Wie kommen wir aus der Misere? DFB und Landesverbände müssen Rezepte finden. Das geht aber nicht allein in der Otto-Fleck-Schneise oder im neuen Elfenbeinturm DFB-Akademie. Der Sportwissenschaftler Harald Lange, einer der Teilnehmer der Konferenz, fordert dezentrale Initiativen – und dadurch mehr Vielfalt. Er warnte vor einer Bündelung der Kompetenzen in der DFB-Zentrale, von wo dann in der gewohnten Top-Down-Mentalität die Order an alle Vereine geht. Denn irren sich die allwissenden Experten dort, ist gleich eine ganze Generation von Spielerinnen und Spielern betroffen.
Vor allem braucht es Ideen, wie wir den Druck aus dem Jugendfußball rausnehmen und neue Interessierte für den Trainerjob gewinnen und diesen attraktiver gestalten können. Hierbei sollte der Fokus mehr auf der Breite als auf die Spitze gelegt werden. Wenn die Unterstützung an der Basis fehlt, wird auch in den hohen Ligen weniger Qualität ankommen.

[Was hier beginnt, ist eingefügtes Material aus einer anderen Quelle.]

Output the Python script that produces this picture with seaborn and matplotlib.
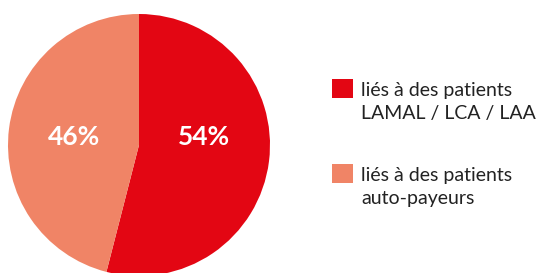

Zusammenfassend ist festzustellen, dass der Jugendfußball vor Herausforderungen immensen Ausmaßes steht. Diese zu bewältigen können nur in einer großen Solidargemeinschaft aus DFB, Landesverbänden, Profi- und Amateurvereinen bewältigt werden. Sie sollte aber auch zwingend Politik, Verwaltung, Bildungswesen und Wirtschaft einbeziehen, schließlich gilt der Verein nicht nur als Schule der Demokratie, sondern auch als dritter Bildungsort, aus dem die allseits so begehrten Fachkräfte von morgen kommen.
Bleiben die Eltern, ein nicht zu unterschätzender Faktor. Immerhin gibt es die großartige Susanne Amar, die sich als Coach auf den Umgang mit Fußballeltern spezialisiert hat. Ich prognostiziere, dass sie künftig nicht an zu wenig Anfragen zu leiden hat. Und noch eine Vorhersage: Lernt der DFB nicht, die Nöte und Sorgen der Basis zu verstehen, werden sich Parallelstrukturen bilden. Das könnte schneller geschehen, als es sich die Funktionäre dort vorstellen.
Gerd Thomas
Gerd Thomas ist seit 2017 Erster Vorsitzender (seit 2003 im Vorstand) des FC Internationale Berlin. 2013 zeichnete der DFB den Verein mit dem Integrationspreis aus.